Big Ten Researchers Team Up To Tackle Triple-Negative Breast Cancer
It’s that time of year when Big Ten rivalries come alive, especially on the football field. Two of the conference’s best teams – Wisconsin and Iowa – are set to throw down at Camp Randall on Saturday, November 9.
However, when it comes to tackling cancer, there’s at least one Badger and one Hawkeye that are on the same team.
Kari Wisinski, MD, represents the University of Wisconsin Carbone Cancer Center. Sneha Phadke, DO, represents the University of Iowa’s Holden Comprehensive Cancer Center. As part of the Big Ten Cancer Research Consortium, the two oncologists have teamed up to test a new treatment option for patients dealing with aggressive, triple-negative breast cancer.
“It’s one of the types of breast cancer that’s notoriously more difficult to treat because it has fewer targets for us, at least in terms of traditional medicines,” Wisinski said.
That’s because triple-negative breast cancer lacks three the three most common receptors that are typically associated with breast cancer growth – estrogen, progesterone and a protein called HER-2 – which means common treatment options, such as hormone or HER2 directed therapies, won’t work.
With Wisinski serving as principal investigator and Phadke as junior investigator, the two launched a phase II clinical trial earlier this year. The treatment being tested involves a combination of two drugs – talazoparib and gedatolisib – both of which are targeted therapies. "Almost all other treatments for triple-negative breast cancer include chemotherapy and these two drugs are actually non-chemotherapy agents,” Phadke said.
Both drugs have been tested individually, but not together. The idea behind the study is that the combination of the two will be more beneficial than administering either drug on its own for triple negative breast cancer or breast cancers with mutations in a gene called BRCA.
The trial first opened at UW Hospital and Clinics, but has been expanded to include the University of Iowa and the University of Illinois at Chicago.
Collaboration across campuses on cancer research isn’t unusual. But part of what makes the Big Ten Cancer Consortium unique is a commitment to integrating junior faculty into research projects, such as clinical trials.
That’s where Wisinski comes in. As co-chair of the Breast Cancer Clinical Trial Working Group and a member of the consortium since its inception, she’s in a good place to lend her expertise, and has made mentoring junior faculty members a priority. In the case of this clinical trial, she reached out to Phadke after submitting the concept for the study and receiving funding, asking if she’d like to come onboard as the junior investigator. The two had previously met through the consortium.
While Phadke had previously helped open and run clinical trials, it wasn’t until this collaboration with Wisinski that she was able to write a study protocol, which explains how a study will be run and how the patients will be kept safe. “It was awesome to have her expertise and her guidance in writing it,” Phadke said. “That was really helpful in sort of understanding what goes into a protocol and what are the things that we need to think about.”
And it’s that hands-on experience, says Wisinski, which makes all the difference. “There’s some skills that you only get by running studies,” she said.

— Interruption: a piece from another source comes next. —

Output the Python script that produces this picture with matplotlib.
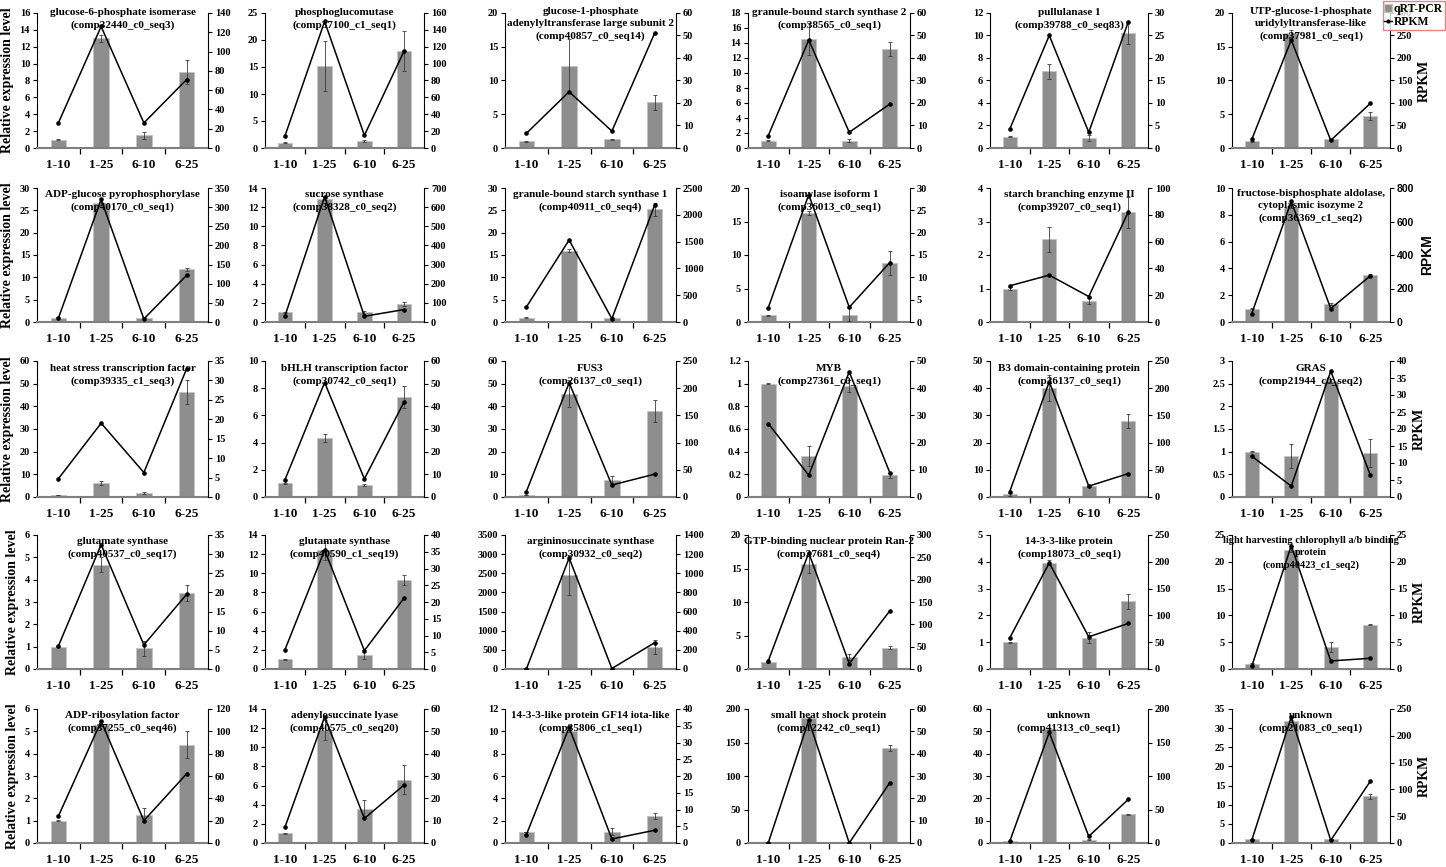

While other groups have also tried to integrate the idea of getting junior investigators more involved, Wisinski says the smaller size of the Big Ten Cancer Research Consortium makes it easier for multi-institutional collaboration to happen. “It feels closer knit,” she said. “Most of our meetings are anywhere between 10 or 20 investigators in a room. So you can actually bring people into the fold a little easier.”
For Phadke, that’s meant valuable opportunities to meet and work with other breast oncologists like Wisinski.
In addition to the focus on mentoring, Wisinski said there’s a lot that sets the Big Ten Cancer Research Consortium apart from other groups, from the breadth of research being done to the commitment to high quality research that advances the field. Plus, it doesn’t hurt that the oncologists and researchers involved take a lot satisfaction in who they are representing.
“I think there’s something about this pride that comes with being a Big Ten institution that makes people excited to work with this group,” Wisinski said. “It brings us all together in a room with an immediate collegiality and a connection and that’s really valuable.”